Oozie and Sqoop 2 may need additional configuration to work with YARN
In CDH 5, MRv2 (YARN) MapReduce 2.0 is recommended over the Hadoop 0.20-based MRv1. The default configuration may not reflect this in Oozie and Sqoop 2 in CDH 5 Beta 2, however, unless you are using Cloudera Manager.
Workaround: Check the value of CATALINA_BASE in /etc/oozie/conf/oozie-env.sh (if you are running an Oozie server) and /etc/default/sqoop2-server (if you are using a Sqoop 2 server). You should also ensure that CATALINA_BASE is correctly set in your environment if you are invoking /usr/bin/sqoop2-server directly instead of using the service init scripts. For Oozie, CATALINA_BASE should be set to /usr/lib/oozie/oozie-server for YARN, or /usr/lib/oozie/oozie-server-0.20 for MRv1. For Sqoop 2, CATALINA_BASE should be set to /usr/lib/sqoop2/sqoop-server for YARN, or /usr/lib/sqoop2/sqoop-server-0.20 on MRv1.

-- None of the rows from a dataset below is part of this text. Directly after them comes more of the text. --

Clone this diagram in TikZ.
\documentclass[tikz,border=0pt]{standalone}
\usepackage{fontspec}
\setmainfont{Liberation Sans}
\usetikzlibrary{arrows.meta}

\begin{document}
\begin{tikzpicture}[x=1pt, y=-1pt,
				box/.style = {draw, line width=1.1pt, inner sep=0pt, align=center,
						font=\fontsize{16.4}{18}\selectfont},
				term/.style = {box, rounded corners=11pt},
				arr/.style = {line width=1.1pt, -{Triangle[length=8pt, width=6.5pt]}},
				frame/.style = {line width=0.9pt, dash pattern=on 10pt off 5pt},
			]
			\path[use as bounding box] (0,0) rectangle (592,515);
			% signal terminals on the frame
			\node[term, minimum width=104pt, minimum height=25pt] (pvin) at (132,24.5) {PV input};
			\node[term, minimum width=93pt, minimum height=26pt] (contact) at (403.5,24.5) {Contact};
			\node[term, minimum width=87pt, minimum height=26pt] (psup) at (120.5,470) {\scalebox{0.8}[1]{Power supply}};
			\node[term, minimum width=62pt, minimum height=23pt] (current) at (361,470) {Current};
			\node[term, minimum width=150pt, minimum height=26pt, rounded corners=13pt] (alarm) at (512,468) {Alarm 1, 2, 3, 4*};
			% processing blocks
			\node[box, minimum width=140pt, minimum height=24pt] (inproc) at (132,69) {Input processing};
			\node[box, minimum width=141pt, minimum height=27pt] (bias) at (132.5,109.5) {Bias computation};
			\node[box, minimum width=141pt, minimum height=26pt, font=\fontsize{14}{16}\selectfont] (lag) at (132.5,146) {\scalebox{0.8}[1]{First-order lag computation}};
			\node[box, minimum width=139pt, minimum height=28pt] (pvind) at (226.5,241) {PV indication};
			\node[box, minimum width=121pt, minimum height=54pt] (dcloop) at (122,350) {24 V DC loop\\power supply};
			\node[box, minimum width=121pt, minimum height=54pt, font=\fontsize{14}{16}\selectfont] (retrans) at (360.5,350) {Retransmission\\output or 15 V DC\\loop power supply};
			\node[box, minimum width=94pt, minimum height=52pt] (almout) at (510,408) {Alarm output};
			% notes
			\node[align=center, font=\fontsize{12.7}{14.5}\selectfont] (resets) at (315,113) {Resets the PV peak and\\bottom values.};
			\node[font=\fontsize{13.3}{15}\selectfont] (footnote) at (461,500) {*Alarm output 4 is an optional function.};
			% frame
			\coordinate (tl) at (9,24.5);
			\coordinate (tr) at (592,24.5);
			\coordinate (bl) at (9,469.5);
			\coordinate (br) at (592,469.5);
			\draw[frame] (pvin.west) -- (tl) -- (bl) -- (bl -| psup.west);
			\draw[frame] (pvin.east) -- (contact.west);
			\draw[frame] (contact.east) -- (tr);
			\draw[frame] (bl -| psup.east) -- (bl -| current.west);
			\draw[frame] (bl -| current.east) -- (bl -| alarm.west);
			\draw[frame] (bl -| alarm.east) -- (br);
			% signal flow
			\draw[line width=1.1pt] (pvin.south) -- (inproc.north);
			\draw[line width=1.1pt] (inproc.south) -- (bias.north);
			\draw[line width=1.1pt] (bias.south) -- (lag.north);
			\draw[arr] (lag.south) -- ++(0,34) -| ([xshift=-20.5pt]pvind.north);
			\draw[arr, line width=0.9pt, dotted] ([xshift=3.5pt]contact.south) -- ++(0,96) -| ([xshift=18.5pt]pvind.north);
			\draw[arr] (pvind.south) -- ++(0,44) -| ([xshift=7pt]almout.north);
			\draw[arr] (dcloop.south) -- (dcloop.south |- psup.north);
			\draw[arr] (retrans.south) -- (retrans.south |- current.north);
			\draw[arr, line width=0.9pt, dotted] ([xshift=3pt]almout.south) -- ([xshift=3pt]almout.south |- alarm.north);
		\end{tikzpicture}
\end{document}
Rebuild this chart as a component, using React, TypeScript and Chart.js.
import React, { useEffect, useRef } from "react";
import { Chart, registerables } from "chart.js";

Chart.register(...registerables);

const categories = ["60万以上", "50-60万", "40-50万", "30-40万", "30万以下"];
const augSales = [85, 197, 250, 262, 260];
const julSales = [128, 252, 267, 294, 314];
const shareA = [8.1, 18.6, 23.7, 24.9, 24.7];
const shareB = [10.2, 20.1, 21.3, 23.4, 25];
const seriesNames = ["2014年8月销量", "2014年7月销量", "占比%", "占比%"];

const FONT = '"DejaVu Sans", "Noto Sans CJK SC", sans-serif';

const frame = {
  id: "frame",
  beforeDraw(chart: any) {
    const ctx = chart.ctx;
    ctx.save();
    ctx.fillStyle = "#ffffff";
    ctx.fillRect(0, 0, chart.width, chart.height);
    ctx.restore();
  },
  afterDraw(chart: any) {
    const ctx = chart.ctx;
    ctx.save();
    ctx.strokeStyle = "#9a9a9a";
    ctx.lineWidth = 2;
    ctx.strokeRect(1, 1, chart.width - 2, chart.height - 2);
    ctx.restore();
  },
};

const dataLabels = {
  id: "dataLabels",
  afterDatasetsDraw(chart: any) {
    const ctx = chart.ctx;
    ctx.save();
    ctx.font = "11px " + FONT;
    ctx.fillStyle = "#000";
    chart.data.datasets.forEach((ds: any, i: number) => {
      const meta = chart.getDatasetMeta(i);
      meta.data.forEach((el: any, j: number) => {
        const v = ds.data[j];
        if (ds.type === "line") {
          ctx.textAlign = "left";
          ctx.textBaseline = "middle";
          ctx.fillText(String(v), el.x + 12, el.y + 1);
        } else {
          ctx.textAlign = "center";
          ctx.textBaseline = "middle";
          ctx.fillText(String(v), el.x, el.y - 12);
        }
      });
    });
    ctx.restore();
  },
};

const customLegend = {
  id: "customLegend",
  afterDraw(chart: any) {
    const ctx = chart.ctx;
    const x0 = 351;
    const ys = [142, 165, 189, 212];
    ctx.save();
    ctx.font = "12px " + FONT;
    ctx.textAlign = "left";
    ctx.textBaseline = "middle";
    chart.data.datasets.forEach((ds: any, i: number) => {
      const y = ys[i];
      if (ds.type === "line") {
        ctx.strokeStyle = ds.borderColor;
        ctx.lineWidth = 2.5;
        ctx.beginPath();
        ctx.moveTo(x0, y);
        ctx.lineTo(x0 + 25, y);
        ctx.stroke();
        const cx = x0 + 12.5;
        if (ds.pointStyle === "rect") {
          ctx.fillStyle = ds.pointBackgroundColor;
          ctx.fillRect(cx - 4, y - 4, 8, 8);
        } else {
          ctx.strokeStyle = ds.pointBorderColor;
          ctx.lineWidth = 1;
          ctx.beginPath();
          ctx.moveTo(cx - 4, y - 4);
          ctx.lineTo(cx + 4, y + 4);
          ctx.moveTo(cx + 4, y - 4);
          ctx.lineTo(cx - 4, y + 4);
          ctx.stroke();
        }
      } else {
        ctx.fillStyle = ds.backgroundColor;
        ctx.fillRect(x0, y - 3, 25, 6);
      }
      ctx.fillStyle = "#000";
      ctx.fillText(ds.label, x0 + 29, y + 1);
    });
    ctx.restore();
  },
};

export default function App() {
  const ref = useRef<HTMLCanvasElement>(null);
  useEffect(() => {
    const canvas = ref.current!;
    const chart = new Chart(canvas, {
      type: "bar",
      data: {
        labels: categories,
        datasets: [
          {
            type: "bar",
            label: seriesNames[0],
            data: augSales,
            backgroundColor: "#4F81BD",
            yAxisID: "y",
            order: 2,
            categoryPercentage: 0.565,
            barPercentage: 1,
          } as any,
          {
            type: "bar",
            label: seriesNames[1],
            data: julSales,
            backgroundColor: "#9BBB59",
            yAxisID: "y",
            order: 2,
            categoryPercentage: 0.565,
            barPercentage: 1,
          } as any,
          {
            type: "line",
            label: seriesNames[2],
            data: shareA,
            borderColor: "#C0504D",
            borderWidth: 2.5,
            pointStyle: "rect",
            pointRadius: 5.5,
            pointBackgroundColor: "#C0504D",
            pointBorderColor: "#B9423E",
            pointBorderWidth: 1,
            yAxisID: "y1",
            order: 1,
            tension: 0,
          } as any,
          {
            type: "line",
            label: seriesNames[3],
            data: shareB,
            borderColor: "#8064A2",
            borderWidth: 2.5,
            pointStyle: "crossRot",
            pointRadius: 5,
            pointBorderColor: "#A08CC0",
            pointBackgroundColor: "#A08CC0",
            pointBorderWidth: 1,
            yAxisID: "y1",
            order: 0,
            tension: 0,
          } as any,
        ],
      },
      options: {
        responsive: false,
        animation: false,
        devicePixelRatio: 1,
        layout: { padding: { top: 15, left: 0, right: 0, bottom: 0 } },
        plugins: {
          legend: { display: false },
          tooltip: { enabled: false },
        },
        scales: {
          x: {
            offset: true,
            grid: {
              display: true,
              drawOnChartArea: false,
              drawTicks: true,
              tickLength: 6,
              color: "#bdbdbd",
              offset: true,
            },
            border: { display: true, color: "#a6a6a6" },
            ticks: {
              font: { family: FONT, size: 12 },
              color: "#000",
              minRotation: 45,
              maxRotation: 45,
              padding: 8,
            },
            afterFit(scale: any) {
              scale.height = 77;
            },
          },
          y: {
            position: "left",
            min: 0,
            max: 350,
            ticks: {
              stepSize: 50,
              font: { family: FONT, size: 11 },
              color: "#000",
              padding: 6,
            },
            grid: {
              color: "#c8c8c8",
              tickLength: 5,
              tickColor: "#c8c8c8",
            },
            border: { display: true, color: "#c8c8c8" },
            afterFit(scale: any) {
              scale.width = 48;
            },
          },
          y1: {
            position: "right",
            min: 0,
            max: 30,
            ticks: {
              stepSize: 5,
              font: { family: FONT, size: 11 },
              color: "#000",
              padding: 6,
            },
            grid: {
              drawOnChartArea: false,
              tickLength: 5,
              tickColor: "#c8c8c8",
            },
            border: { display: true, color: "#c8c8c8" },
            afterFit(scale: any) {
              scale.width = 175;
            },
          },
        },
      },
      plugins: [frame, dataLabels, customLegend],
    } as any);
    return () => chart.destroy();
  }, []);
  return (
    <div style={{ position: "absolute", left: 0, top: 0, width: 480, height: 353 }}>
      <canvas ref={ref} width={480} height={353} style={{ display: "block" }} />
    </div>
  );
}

Creating cores using the web UI with default values causes the system to become unresponsive
You can use the Solr Server web UI to create new cores. If you click Create Core without making any changes to the default attributes, the server may become unresponsive. Checking the log for the server shows a repeated error that begins:
ERROR org.apache.solr.cloud.Overseer: Exception in Overseer main queue loop java.lang.IllegalArgumentException: Path must not end with / character
Workaround: To avoid this issue, do not create cores without first updating values for the new core in the web UI. For example, you might enter a new name for the core to be created.
If you created a core with default settings and are seeing this error, you can address the problem by finding which node is having problems and removing that node. Find the problematic node by using a tool that can inspect ZooKeeper, such as the Solr Admin UI. Using such a tool, examine items in the ZooKeeper queue, reviewing the properties for the item. The problematic node will have an item in its queue with the property collection="".
Remove the node with the item with the collection="" property using a ZooKeeper management tool. For example, you can remove nodes using the ZooKeeper command line tool or recent versions of HUE.